Hundreds of other letters came from people he had never seen. One from New York state made him smile.
“I am a little girl only eleven years old,” the letter read, “but want you should be President of the United States very much so I hope you won’t think me very bold to write to such a great man as you are.... I have got four brothers and part of them will vote for you anyway and if you will let your whiskers grow I will try to get the rest of them to vote for you. You would look a great deal better for your face is so thin. All the ladies like whiskers and they would tease their husbands to vote for you and then you would be President....”
The letter was signed “Grace Bedell.” In less than two weeks she received an answer.
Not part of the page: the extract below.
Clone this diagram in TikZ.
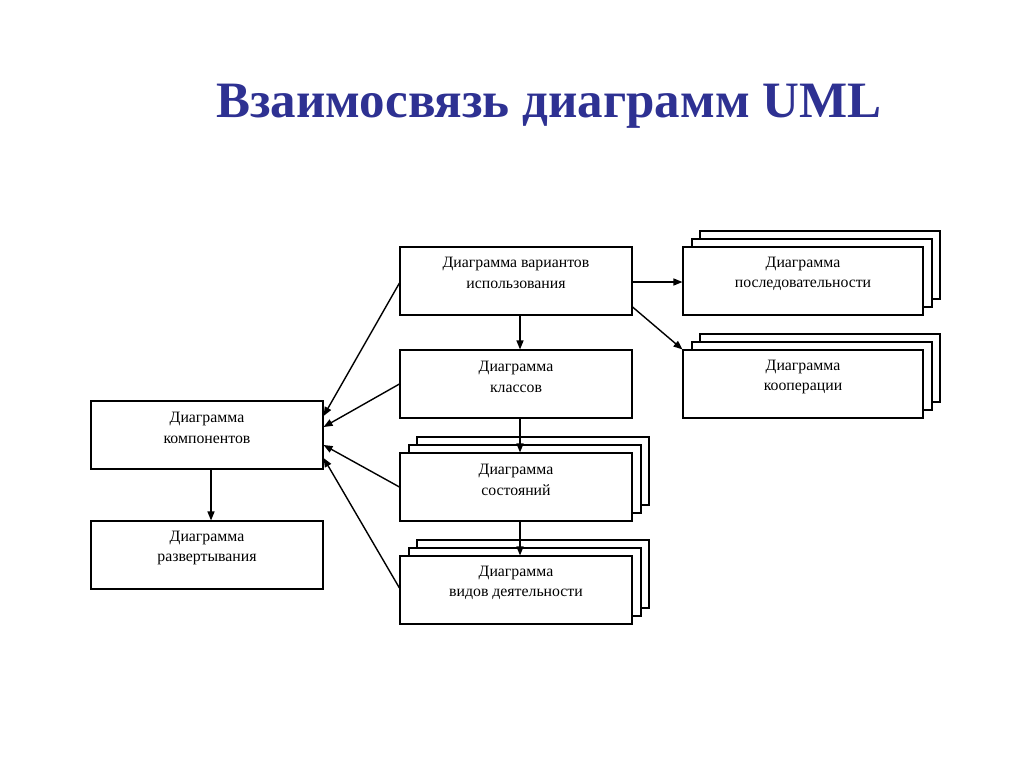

Abraham Lincoln, who loved children, took her advice. By election day on November 6, 1860, he had started to grow a beard.
He spent the evening of election day in the telegraph office. Report after report came in from different parts of the country. He was gaining. He was winning. After a while he knew—his friends knew—all Springfield knew—that Abraham Lincoln was to be the next President of the United States. Outside in the streets the crowds were celebrating. They were singing, shouting, shooting off cannons. Abe told his friends that he was “well-nigh upset with joy.”
“I guess I’d better go home now,” he added. “There is a little woman there who would like to hear the news.”
Mary was asleep when he entered their bedroom. Her husband touched her on the shoulder. “Mary, Mary,” he said with a low chuckle, “we are elected.”
By February the Lincolns were ready to move. Abe tied up the trunks and addressed them to “A. Lincoln, The White House, Washington, D.C.” Before he left Illinois there was a visit he wanted to make to a log farmhouse a hundred and twenty-five miles southeast of Springfield. His father had been dead for ten years, but his stepmother was still living there.
Travel was slow in those days, and he had to change trains several times. There was plenty of time to think. He knew that hard days lay ahead. There were many Southerners who said that they were afraid to live under a President who was against slavery. Several Southern states had left the Union and were starting a country of their own. For the United States to be broken up into two different nations seemed to him the saddest thing that could possibly happen. As President, Abraham Lincoln would have a chance—he must make the chance—to preserve the Union. He could not know then that he would also have a chance to free the slaves—a chance to serve his country as had no other President since George Washington.
His thoughts went back to his boyhood. Even then he had wanted to be President. What had once seemed an impossible dream was coming true. He thought of all the people who had encouraged and helped him. He thought of his mother who, more than any one person, had given him a chance to get ahead.